#### Records to use
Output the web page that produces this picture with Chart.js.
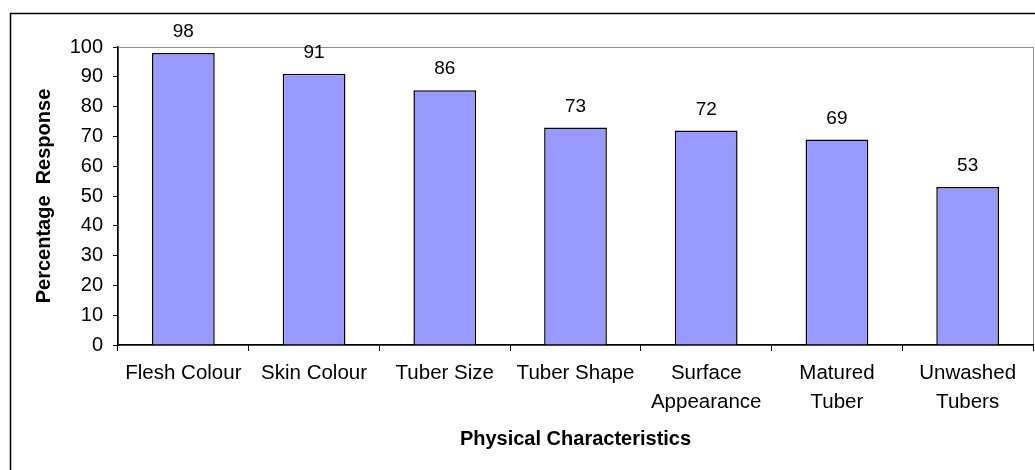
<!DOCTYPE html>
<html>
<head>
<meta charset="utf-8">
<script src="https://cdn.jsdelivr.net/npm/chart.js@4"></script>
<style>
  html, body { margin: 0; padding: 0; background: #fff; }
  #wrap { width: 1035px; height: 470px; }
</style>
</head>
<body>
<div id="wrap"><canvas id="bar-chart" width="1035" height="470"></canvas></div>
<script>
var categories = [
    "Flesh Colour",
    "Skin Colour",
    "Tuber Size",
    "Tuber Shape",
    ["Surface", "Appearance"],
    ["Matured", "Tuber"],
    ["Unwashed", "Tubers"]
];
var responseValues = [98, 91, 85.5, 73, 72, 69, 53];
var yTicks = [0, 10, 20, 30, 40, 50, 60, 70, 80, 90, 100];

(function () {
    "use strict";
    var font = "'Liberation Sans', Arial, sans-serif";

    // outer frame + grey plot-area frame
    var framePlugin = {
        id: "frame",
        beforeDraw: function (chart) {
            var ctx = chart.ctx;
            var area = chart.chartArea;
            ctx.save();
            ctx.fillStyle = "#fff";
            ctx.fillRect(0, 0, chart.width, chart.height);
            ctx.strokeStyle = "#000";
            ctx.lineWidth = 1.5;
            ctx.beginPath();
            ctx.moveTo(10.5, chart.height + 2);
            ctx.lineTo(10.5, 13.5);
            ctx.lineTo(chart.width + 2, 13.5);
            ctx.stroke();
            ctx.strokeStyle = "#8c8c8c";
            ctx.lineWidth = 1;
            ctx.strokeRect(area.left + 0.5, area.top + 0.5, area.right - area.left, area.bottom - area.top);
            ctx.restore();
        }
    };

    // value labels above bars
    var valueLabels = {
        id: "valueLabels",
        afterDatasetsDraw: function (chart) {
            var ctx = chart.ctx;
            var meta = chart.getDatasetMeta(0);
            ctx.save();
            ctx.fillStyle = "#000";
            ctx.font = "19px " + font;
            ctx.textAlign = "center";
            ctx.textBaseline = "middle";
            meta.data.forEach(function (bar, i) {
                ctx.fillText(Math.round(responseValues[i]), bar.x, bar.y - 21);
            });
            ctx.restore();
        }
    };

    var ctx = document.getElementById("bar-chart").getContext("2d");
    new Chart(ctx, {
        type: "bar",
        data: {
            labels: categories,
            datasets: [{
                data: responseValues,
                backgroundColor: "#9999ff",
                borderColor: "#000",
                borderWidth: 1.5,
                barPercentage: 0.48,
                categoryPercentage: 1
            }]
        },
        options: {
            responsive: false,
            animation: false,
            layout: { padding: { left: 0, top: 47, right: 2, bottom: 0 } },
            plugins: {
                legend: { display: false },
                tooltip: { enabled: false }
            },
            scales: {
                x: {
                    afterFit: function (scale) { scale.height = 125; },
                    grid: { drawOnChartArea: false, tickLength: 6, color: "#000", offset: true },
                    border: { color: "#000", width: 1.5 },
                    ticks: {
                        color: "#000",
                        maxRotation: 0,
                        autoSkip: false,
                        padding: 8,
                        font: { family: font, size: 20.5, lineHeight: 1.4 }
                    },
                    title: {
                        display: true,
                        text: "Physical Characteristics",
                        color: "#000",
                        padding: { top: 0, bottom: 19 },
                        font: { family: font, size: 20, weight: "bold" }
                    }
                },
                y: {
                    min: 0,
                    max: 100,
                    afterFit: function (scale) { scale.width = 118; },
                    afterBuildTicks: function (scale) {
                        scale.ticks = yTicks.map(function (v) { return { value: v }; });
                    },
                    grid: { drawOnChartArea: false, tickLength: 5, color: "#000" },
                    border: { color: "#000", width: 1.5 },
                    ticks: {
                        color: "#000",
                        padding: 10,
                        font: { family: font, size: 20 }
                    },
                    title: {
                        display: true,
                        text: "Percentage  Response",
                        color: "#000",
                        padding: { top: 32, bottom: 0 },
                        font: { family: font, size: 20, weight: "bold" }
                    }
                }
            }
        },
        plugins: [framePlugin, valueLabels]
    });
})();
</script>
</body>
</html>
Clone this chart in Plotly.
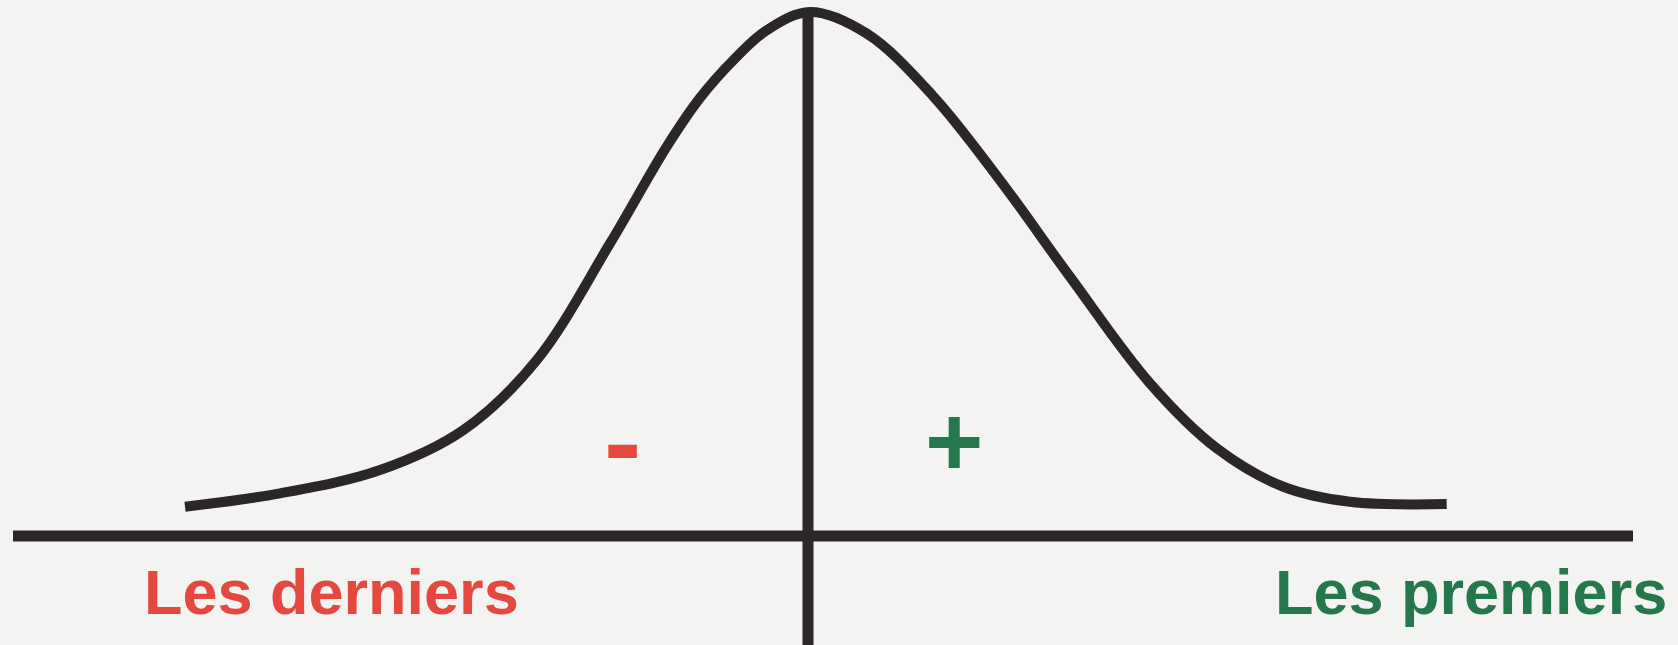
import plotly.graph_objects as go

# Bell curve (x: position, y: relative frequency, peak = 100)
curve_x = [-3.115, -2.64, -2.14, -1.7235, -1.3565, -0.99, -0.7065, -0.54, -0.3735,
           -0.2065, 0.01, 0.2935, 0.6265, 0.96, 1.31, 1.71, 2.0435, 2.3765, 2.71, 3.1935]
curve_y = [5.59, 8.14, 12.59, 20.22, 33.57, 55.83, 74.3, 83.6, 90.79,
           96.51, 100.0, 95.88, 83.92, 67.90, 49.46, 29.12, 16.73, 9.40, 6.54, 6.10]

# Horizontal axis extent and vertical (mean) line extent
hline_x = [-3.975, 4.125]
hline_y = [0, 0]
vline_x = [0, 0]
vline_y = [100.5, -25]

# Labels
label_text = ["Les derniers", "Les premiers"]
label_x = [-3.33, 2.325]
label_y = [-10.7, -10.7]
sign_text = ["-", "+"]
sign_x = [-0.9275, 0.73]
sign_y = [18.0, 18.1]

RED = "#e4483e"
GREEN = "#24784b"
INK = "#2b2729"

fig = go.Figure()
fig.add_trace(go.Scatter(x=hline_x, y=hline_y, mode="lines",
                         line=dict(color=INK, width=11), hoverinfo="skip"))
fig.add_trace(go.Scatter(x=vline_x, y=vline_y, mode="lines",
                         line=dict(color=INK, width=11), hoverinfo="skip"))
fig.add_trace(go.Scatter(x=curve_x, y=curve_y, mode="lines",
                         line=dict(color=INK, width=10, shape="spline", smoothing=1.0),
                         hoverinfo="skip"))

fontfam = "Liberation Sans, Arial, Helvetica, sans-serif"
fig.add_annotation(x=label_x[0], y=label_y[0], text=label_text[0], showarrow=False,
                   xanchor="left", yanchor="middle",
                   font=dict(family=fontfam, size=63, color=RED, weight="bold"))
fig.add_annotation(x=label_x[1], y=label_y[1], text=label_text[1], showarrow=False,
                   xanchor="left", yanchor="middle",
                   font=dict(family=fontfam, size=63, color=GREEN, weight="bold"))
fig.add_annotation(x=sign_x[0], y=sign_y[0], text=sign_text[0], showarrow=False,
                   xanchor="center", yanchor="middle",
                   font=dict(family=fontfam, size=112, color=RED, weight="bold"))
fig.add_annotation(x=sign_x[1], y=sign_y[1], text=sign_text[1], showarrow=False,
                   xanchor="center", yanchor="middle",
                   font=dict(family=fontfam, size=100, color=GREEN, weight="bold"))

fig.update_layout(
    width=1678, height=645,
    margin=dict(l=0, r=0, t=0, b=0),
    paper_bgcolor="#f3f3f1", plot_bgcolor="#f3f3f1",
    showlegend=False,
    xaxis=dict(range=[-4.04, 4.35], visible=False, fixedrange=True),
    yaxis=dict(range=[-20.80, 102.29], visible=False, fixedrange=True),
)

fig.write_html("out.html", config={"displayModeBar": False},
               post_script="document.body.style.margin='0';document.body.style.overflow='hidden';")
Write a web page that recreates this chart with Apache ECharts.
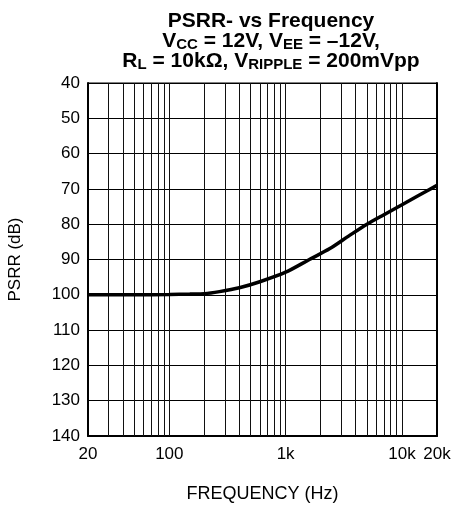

#### Exercise goal
Copy the listing exactly. Any image in it stays out of the copy.

#### Reply to the task
Output the web page that produces this picture with Chart.js.
<!DOCTYPE html>
<html>
<head>
<meta charset="utf-8">
<script src="https://cdn.jsdelivr.net/npm/chart.js@4"></script>
<style>
  html, body { margin: 0; padding: 0; background: #fff; }
  #wrap { width: 1035px; height: 470px; }
</style>
</head>
<body>
<div id="wrap"><canvas id="bar-chart" width="1035" height="470"></canvas></div>
<script>
var categories = [
    "Flesh Colour",
    "Skin Colour",
    "Tuber Size",
    "Tuber Shape",
    ["Surface", "Appearance"],
    ["Matured", "Tuber"],
    ["Unwashed", "Tubers"]
];
var responseValues = [98, 91, 85.5, 73, 72, 69, 53];
var yTicks = [0, 10, 20, 30, 40, 50, 60, 70, 80, 90, 100];

(function () {
    "use strict";
    var font = "'Liberation Sans', Arial, sans-serif";

    // outer frame + grey plot-area frame
    var framePlugin = {
        id: "frame",
        beforeDraw: function (chart) {
            var ctx = chart.ctx;
            var area = chart.chartArea;
            ctx.save();
            ctx.fillStyle = "#fff";
            ctx.fillRect(0, 0, chart.width, chart.height);
            ctx.strokeStyle = "#000";
            ctx.lineWidth = 1.5;
            ctx.beginPath();
            ctx.moveTo(10.5, chart.height + 2);
            ctx.lineTo(10.5, 13.5);
            ctx.lineTo(chart.width + 2, 13.5);
            ctx.stroke();
            ctx.strokeStyle = "#8c8c8c";
            ctx.lineWidth = 1;
            ctx.strokeRect(area.left + 0.5, area.top + 0.5, area.right - area.left, area.bottom - area.top);
            ctx.restore();
        }
    };

    // value labels above bars
    var valueLabels = {
        id: "valueLabels",
        afterDatasetsDraw: function (chart) {
            var ctx = chart.ctx;
            var meta = chart.getDatasetMeta(0);
            ctx.save();
            ctx.fillStyle = "#000";
            ctx.font = "19px " + font;
            ctx.textAlign = "center";
            ctx.textBaseline = "middle";
            meta.data.forEach(function (bar, i) {
                ctx.fillText(Math.round(responseValues[i]), bar.x, bar.y - 21);
            });
            ctx.restore();
        }
    };

    var ctx = document.getElementById("bar-chart").getContext("2d");
    new Chart(ctx, {
        type: "bar",
        data: {
            labels: categories,
            datasets: [{
                data: responseValues,
                backgroundColor: "#9999ff",
                borderColor: "#000",
                borderWidth: 1.5,
                barPercentage: 0.48,
                categoryPercentage: 1
            }]
        },
        options: {
            responsive: false,
            animation: false,
            layout: { padding: { left: 0, top: 47, right: 2, bottom: 0 } },
            plugins: {
                legend: { display: false },
                tooltip: { enabled: false }
            },
            scales: {
                x: {
                    afterFit: function (scale) { scale.height = 125; },
                    grid: { drawOnChartArea: false, tickLength: 6, color: "#000", offset: true },
                    border: { color: "#000", width: 1.5 },
                    ticks: {
                        color: "#000",
                        maxRotation: 0,
                        autoSkip: false,
                        padding: 8,
                        font: { family: font, size: 20.5, lineHeight: 1.4 }
                    },
                    title: {
                        display: true,
                        text: "Physical Characteristics",
                        color: "#000",
                        padding: { top: 0, bottom: 19 },
                        font: { family: font, size: 20, weight: "bold" }
                    }
                },
                y: {
                    min: 0,
                    max: 100,
                    afterFit: function (scale) { scale.width = 118; },
                    afterBuildTicks: function (scale) {
                        scale.ticks = yTicks.map(function (v) { return { value: v }; });
                    },
                    grid: { drawOnChartArea: false, tickLength: 5, color: "#000" },
                    border: { color: "#000", width: 1.5 },
                    ticks: {
                        color: "#000",
                        padding: 10,
                        font: { family: font, size: 20 }
                    },
                    title: {
                        display: true,
                        text: "Percentage  Response",
                        color: "#000",
                        padding: { top: 32, bottom: 0 },
                        font: { family: font, size: 20, weight: "bold" }
                    }
                }
            }
        },
        plugins: [framePlugin, valueLabels]
    });
})();
</script>
</body>
</html>
Clone this chart in Plotly.
import plotly.graph_objects as go

# Bell curve (x: position, y: relative frequency, peak = 100)
curve_x = [-3.115, -2.64, -2.14, -1.7235, -1.3565, -0.99, -0.7065, -0.54, -0.3735,
           -0.2065, 0.01, 0.2935, 0.6265, 0.96, 1.31, 1.71, 2.0435, 2.3765, 2.71, 3.1935]
curve_y = [5.59, 8.14, 12.59, 20.22, 33.57, 55.83, 74.3, 83.6, 90.79,
           96.51, 100.0, 95.88, 83.92, 67.90, 49.46, 29.12, 16.73, 9.40, 6.54, 6.10]

# Horizontal axis extent and vertical (mean) line extent
hline_x = [-3.975, 4.125]
hline_y = [0, 0]
vline_x = [0, 0]
vline_y = [100.5, -25]

# Labels
label_text = ["Les derniers", "Les premiers"]
label_x = [-3.33, 2.325]
label_y = [-10.7, -10.7]
sign_text = ["-", "+"]
sign_x = [-0.9275, 0.73]
sign_y = [18.0, 18.1]

RED = "#e4483e"
GREEN = "#24784b"
INK = "#2b2729"

fig = go.Figure()
fig.add_trace(go.Scatter(x=hline_x, y=hline_y, mode="lines",
                         line=dict(color=INK, width=11), hoverinfo="skip"))
fig.add_trace(go.Scatter(x=vline_x, y=vline_y, mode="lines",
                         line=dict(color=INK, width=11), hoverinfo="skip"))
fig.add_trace(go.Scatter(x=curve_x, y=curve_y, mode="lines",
                         line=dict(color=INK, width=10, shape="spline", smoothing=1.0),
                         hoverinfo="skip"))

fontfam = "Liberation Sans, Arial, Helvetica, sans-serif"
fig.add_annotation(x=label_x[0], y=label_y[0], text=label_text[0], showarrow=False,
                   xanchor="left", yanchor="middle",
                   font=dict(family=fontfam, size=63, color=RED, weight="bold"))
fig.add_annotation(x=label_x[1], y=label_y[1], text=label_text[1], showarrow=False,
                   xanchor="left", yanchor="middle",
                   font=dict(family=fontfam, size=63, color=GREEN, weight="bold"))
fig.add_annotation(x=sign_x[0], y=sign_y[0], text=sign_text[0], showarrow=False,
                   xanchor="center", yanchor="middle",
                   font=dict(family=fontfam, size=112, color=RED, weight="bold"))
fig.add_annotation(x=sign_x[1], y=sign_y[1], text=sign_text[1], showarrow=False,
                   xanchor="center", yanchor="middle",
                   font=dict(family=fontfam, size=100, color=GREEN, weight="bold"))

fig.update_layout(
    width=1678, height=645,
    margin=dict(l=0, r=0, t=0, b=0),
    paper_bgcolor="#f3f3f1", plot_bgcolor="#f3f3f1",
    showlegend=False,
    xaxis=dict(range=[-4.04, 4.35], visible=False, fixedrange=True),
    yaxis=dict(range=[-20.80, 102.29], visible=False, fixedrange=True),
)

fig.write_html("out.html", config={"displayModeBar": False},
               post_script="document.body.style.margin='0';document.body.style.overflow='hidden';")
Write a web page that recreates this chart with Apache ECharts.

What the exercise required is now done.